SUPPLIED INFORMATION ->
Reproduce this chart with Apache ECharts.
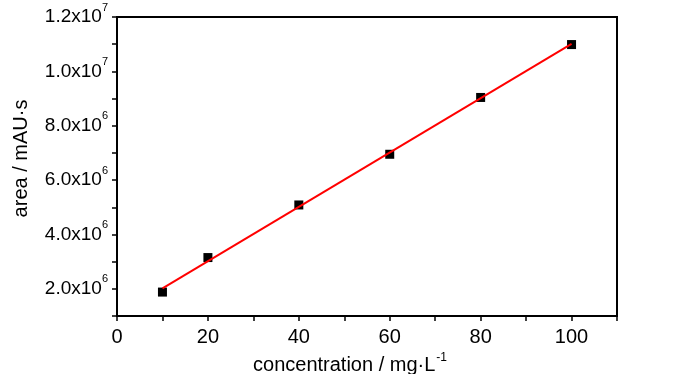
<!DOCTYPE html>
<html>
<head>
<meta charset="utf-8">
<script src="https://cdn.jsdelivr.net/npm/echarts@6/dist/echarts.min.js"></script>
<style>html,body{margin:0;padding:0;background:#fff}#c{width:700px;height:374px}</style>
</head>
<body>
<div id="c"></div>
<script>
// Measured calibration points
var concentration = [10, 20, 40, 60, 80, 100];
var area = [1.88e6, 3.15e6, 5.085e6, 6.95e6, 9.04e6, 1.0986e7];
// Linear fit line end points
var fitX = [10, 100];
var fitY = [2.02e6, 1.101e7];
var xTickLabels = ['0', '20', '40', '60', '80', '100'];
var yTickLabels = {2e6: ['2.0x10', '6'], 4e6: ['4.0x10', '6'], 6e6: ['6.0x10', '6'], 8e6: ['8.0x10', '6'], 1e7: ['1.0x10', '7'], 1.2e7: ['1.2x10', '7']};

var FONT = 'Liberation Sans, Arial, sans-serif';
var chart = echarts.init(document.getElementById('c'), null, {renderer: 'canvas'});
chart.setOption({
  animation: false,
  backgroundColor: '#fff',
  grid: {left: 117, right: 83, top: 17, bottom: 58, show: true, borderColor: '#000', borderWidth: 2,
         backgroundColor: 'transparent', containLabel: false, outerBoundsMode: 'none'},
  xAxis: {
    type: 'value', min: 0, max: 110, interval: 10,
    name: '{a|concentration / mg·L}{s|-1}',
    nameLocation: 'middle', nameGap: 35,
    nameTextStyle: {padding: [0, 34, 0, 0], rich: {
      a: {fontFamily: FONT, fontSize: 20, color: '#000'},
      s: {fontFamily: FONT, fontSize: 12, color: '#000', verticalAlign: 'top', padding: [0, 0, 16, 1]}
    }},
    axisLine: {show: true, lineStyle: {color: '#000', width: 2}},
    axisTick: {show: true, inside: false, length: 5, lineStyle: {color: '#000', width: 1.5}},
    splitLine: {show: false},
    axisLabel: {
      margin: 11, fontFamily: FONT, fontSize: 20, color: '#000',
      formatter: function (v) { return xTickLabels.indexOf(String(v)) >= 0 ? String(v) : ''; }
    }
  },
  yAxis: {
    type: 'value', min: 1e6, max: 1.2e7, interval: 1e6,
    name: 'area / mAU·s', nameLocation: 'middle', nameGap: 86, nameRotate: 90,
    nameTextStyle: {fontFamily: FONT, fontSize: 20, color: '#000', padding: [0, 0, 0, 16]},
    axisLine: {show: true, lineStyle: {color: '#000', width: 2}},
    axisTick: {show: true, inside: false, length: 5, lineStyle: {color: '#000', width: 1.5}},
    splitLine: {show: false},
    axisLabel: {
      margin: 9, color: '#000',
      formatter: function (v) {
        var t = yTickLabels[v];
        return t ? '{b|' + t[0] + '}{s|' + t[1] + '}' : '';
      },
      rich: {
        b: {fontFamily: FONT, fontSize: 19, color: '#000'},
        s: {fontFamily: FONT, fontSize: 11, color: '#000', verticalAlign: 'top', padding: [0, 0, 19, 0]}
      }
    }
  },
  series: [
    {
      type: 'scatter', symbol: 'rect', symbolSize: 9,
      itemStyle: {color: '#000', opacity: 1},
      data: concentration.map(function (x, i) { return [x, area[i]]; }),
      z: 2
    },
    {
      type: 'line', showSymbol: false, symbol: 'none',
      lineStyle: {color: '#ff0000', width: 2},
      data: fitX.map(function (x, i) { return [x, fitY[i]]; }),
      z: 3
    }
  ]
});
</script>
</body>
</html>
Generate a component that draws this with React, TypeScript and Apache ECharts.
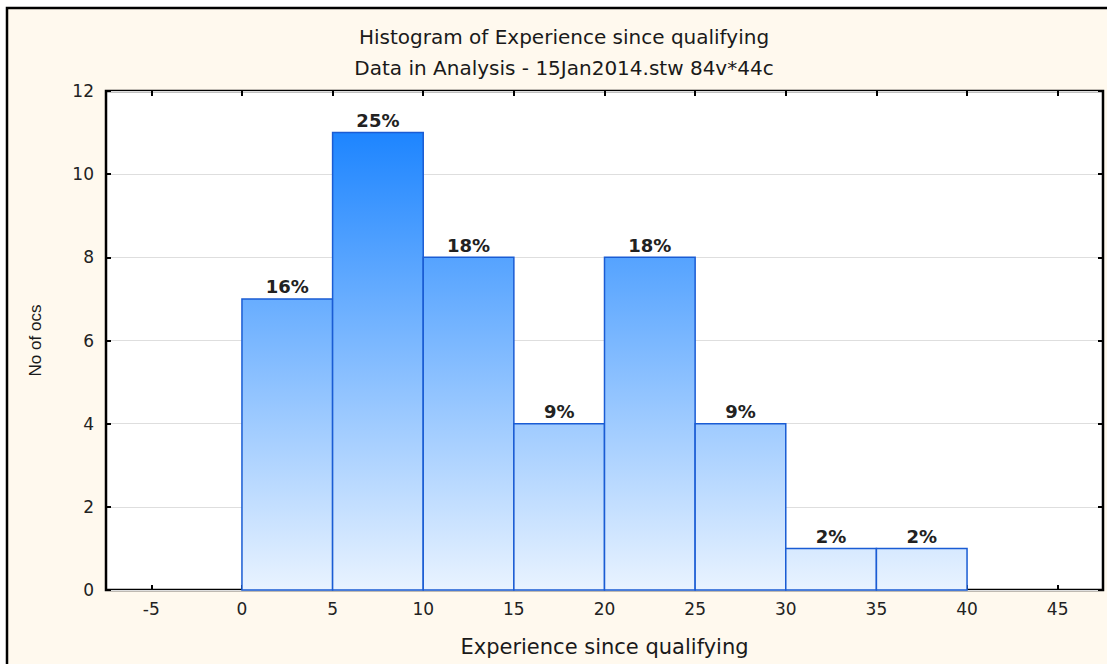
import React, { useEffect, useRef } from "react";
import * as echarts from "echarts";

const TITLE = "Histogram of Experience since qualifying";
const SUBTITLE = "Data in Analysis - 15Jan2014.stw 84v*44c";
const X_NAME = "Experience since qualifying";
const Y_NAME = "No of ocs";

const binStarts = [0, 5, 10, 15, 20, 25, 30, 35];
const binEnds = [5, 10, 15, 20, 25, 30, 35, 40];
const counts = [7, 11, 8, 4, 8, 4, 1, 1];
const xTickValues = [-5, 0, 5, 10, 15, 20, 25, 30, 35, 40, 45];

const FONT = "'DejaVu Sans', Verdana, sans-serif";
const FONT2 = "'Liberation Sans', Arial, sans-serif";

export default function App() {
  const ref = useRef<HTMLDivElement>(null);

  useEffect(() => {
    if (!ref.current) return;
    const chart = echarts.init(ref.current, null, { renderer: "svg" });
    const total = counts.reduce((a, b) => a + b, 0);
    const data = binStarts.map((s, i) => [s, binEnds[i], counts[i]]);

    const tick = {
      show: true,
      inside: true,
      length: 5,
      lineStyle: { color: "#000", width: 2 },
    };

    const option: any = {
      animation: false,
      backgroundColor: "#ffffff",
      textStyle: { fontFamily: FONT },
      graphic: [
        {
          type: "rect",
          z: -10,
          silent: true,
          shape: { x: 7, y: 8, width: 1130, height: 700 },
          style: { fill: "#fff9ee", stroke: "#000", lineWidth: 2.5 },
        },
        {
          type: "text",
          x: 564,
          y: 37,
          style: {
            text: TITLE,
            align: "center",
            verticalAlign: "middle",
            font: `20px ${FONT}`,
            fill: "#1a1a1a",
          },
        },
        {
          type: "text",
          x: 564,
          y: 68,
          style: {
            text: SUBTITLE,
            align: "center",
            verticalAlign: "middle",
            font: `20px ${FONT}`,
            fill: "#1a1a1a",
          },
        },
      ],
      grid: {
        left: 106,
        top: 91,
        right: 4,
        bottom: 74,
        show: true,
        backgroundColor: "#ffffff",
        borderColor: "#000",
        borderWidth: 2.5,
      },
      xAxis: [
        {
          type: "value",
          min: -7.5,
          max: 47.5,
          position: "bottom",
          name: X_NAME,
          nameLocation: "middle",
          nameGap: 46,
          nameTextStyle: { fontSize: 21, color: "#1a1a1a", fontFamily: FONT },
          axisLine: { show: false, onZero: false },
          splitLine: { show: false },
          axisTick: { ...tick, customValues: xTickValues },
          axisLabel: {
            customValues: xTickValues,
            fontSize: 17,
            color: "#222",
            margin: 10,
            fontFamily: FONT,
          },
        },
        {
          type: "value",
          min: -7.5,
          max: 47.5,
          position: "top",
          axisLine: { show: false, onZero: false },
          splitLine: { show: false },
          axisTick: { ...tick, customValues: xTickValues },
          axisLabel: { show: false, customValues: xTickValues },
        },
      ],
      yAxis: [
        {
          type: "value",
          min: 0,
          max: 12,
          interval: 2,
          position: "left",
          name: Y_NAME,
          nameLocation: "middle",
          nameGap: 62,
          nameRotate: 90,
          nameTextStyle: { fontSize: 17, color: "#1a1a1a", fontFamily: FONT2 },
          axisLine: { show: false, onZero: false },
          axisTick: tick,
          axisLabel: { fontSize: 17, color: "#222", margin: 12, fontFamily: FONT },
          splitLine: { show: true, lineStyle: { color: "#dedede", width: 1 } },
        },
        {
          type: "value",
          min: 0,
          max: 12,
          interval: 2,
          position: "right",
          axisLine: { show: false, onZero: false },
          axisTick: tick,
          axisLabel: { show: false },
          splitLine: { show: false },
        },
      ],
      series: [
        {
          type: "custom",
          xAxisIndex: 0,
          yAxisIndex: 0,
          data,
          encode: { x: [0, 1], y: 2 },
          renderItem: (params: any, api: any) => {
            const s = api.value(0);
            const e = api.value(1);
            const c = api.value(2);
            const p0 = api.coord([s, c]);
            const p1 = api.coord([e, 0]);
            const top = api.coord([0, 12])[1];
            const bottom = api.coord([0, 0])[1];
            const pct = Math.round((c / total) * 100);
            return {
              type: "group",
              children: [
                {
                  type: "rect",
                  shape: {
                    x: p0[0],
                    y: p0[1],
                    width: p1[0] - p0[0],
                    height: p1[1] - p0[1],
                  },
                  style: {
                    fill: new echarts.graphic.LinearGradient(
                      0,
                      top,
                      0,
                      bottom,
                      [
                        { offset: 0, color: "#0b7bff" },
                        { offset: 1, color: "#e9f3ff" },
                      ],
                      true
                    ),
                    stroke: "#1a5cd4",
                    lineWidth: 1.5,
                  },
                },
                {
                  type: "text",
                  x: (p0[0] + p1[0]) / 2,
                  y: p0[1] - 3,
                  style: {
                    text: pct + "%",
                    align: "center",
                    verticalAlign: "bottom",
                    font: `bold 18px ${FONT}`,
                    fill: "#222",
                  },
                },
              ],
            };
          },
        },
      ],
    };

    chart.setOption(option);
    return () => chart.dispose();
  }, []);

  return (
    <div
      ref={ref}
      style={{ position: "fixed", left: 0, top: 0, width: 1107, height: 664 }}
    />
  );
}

--

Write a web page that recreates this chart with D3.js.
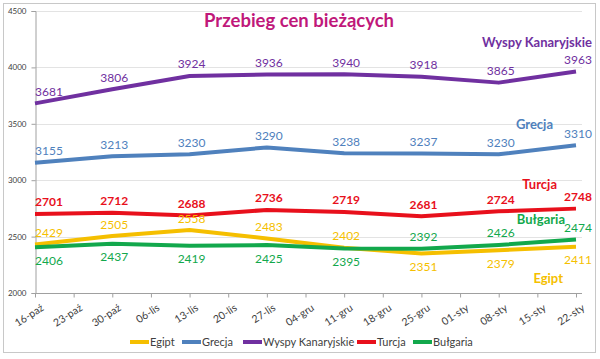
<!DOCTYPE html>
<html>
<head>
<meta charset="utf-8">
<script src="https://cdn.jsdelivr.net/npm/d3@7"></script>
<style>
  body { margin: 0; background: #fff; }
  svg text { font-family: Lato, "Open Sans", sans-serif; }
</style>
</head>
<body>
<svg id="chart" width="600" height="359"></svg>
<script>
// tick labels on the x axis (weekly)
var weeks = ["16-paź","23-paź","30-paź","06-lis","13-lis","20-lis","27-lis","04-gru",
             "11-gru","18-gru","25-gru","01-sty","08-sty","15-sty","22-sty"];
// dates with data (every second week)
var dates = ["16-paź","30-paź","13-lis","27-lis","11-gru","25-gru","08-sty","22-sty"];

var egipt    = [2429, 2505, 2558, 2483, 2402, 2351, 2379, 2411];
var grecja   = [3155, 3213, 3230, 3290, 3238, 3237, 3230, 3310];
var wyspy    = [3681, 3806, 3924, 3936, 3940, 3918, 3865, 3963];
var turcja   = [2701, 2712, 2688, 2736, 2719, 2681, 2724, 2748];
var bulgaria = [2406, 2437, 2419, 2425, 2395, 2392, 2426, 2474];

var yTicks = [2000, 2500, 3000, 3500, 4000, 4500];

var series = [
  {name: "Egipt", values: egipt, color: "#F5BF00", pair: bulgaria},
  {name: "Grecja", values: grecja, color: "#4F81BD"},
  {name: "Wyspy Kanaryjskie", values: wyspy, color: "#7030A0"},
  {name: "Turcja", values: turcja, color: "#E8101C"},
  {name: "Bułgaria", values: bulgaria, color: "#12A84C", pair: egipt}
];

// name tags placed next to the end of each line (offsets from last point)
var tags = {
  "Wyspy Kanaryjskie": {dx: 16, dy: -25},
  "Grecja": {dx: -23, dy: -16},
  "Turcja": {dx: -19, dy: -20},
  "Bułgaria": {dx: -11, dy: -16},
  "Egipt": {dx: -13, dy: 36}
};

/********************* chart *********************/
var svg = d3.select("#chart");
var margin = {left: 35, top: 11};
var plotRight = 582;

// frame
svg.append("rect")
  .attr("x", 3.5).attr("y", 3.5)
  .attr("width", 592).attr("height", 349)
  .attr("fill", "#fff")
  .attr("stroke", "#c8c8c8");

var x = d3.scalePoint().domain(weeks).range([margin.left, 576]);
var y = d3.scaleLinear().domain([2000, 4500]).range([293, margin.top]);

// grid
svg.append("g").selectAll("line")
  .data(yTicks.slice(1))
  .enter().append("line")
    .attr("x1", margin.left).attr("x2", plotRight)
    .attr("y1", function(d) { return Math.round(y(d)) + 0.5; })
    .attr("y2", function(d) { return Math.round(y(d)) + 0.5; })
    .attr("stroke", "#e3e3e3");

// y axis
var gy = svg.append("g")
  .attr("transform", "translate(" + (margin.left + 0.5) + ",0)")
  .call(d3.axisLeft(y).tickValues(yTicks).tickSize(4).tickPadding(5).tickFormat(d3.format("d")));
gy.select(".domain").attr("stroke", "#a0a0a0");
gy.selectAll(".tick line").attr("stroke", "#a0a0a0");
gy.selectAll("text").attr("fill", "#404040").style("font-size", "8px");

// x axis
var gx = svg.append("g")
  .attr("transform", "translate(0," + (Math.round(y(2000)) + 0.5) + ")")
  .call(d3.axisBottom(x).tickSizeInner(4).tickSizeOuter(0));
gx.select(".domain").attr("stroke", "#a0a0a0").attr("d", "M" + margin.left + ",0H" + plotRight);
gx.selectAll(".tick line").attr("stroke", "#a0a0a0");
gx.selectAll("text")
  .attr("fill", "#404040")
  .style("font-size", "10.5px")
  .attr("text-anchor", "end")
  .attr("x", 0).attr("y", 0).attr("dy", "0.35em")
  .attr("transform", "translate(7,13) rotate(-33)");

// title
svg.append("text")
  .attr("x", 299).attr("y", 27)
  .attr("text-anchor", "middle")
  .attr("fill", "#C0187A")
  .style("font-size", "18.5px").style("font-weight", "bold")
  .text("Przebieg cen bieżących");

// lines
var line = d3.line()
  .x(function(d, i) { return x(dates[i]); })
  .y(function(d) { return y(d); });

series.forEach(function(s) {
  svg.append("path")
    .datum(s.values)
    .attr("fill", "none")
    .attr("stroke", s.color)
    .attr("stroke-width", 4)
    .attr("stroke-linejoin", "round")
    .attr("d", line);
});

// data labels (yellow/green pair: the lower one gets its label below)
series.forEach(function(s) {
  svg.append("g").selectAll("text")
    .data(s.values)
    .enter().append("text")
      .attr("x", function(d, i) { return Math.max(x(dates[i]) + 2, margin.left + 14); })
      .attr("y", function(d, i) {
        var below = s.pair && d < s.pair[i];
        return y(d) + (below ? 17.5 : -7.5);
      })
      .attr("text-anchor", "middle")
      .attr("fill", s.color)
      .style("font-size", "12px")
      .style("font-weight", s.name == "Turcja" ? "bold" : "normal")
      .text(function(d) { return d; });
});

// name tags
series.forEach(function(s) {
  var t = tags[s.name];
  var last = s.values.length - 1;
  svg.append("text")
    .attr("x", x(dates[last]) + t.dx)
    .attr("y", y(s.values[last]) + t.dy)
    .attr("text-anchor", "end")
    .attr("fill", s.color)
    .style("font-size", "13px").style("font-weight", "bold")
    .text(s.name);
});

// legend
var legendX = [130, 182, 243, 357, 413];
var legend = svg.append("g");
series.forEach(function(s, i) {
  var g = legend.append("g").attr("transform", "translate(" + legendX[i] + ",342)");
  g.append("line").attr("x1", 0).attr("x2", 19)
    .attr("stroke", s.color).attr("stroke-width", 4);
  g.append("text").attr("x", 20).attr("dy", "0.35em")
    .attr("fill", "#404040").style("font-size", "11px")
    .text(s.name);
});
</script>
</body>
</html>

YOUR INSTRUCTIONS -> Using the data above, copy exactly the lines from the one containing "Write a web" to the one containing "d3.scaleLinear().domain([2000, 4500]).range([293, margin.top]);", inclusive. Exclude the pictures.

SOLUTION FOR THIS EXERCISE ->
Write a web page that recreates this chart with D3.js.
<!DOCTYPE html>
<html>
<head>
<meta charset="utf-8">
<script src="https://cdn.jsdelivr.net/npm/d3@7"></script>
<style>
  body { margin: 0; background: #fff; }
  svg text { font-family: Lato, "Open Sans", sans-serif; }
</style>
</head>
<body>
<svg id="chart" width="600" height="359"></svg>
<script>
// tick labels on the x axis (weekly)
var weeks = ["16-paź","23-paź","30-paź","06-lis","13-lis","20-lis","27-lis","04-gru",
             "11-gru","18-gru","25-gru","01-sty","08-sty","15-sty","22-sty"];
// dates with data (every second week)
var dates = ["16-paź","30-paź","13-lis","27-lis","11-gru","25-gru","08-sty","22-sty"];

var egipt    = [2429, 2505, 2558, 2483, 2402, 2351, 2379, 2411];
var grecja   = [3155, 3213, 3230, 3290, 3238, 3237, 3230, 3310];
var wyspy    = [3681, 3806, 3924, 3936, 3940, 3918, 3865, 3963];
var turcja   = [2701, 2712, 2688, 2736, 2719, 2681, 2724, 2748];
var bulgaria = [2406, 2437, 2419, 2425, 2395, 2392, 2426, 2474];

var yTicks = [2000, 2500, 3000, 3500, 4000, 4500];

var series = [
  {name: "Egipt", values: egipt, color: "#F5BF00", pair: bulgaria},
  {name: "Grecja", values: grecja, color: "#4F81BD"},
  {name: "Wyspy Kanaryjskie", values: wyspy, color: "#7030A0"},
  {name: "Turcja", values: turcja, color: "#E8101C"},
  {name: "Bułgaria", values: bulgaria, color: "#12A84C", pair: egipt}
];

// name tags placed next to the end of each line (offsets from last point)
var tags = {
  "Wyspy Kanaryjskie": {dx: 16, dy: -25},
  "Grecja": {dx: -23, dy: -16},
  "Turcja": {dx: -19, dy: -20},
  "Bułgaria": {dx: -11, dy: -16},
  "Egipt": {dx: -13, dy: 36}
};

/********************* chart *********************/
var svg = d3.select("#chart");
var margin = {left: 35, top: 11};
var plotRight = 582;

// frame
svg.append("rect")
  .attr("x", 3.5).attr("y", 3.5)
  .attr("width", 592).attr("height", 349)
  .attr("fill", "#fff")
  .attr("stroke", "#c8c8c8");

var x = d3.scalePoint().domain(weeks).range([margin.left, 576]);
var y = d3.scaleLinear().domain([2000, 4500]).range([293, margin.top]);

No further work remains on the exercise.